As for the pilgrim calling Mayday on a forum because the plans don’t specify which bolt holds the ashtray or which rivet goes in such and such a hole, well, he’s correctly using the most powerful tool of all—the internet. There was a time when every one of us was a newbie and didn’t know that in some applications there’s really nothing critical about some fasteners. Any AN bolt that fits or rivet that shoots into a mushroom looking like all the others around it is going to be OK. But if you haven’t advanced that far yet, then you ask—and where better to ask than on a builder’s forum? Furthermore, you shouldn’t get barked at for doing so. What you should get is an education on the how and why of deciding what bolt can go in that hole.

One last thought. We’re building far more airplanes in this hobby than we ever did in the plansbuilt days. Therefore a far wider range of people are participating, and some of them weren’t born with a silver pencil stuck in the crook of their right ear. Or their dad made them straighten nails instead of showing them how to drive one. For them an all-inclusive, half-built kit is the perfect step away from the keyboard and into the shop. And that’s good for all of us.

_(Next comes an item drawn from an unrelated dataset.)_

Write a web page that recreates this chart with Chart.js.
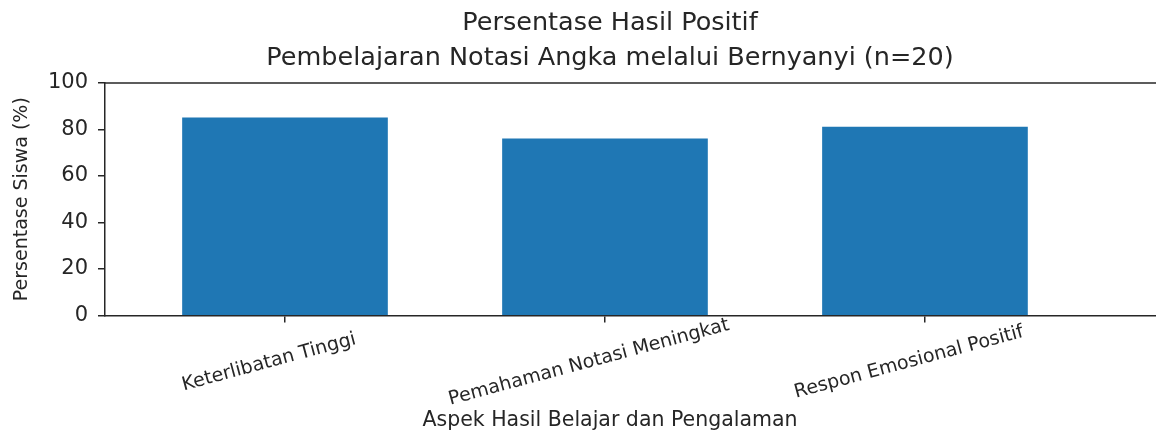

  1. For those wishing to practice scratch building skills without committing to building an entire plane that way, there is no harm in trying to recreate a part from your kit (pretend it was damaged and needed replacing), or make a part from a free or low cost set of plans (surely someone at the local EAA has a set of plans you can make a part from). If you screw it up, no worries, as it’s just for practice. But you can try out or practice scratch building skills just the same if people so desire.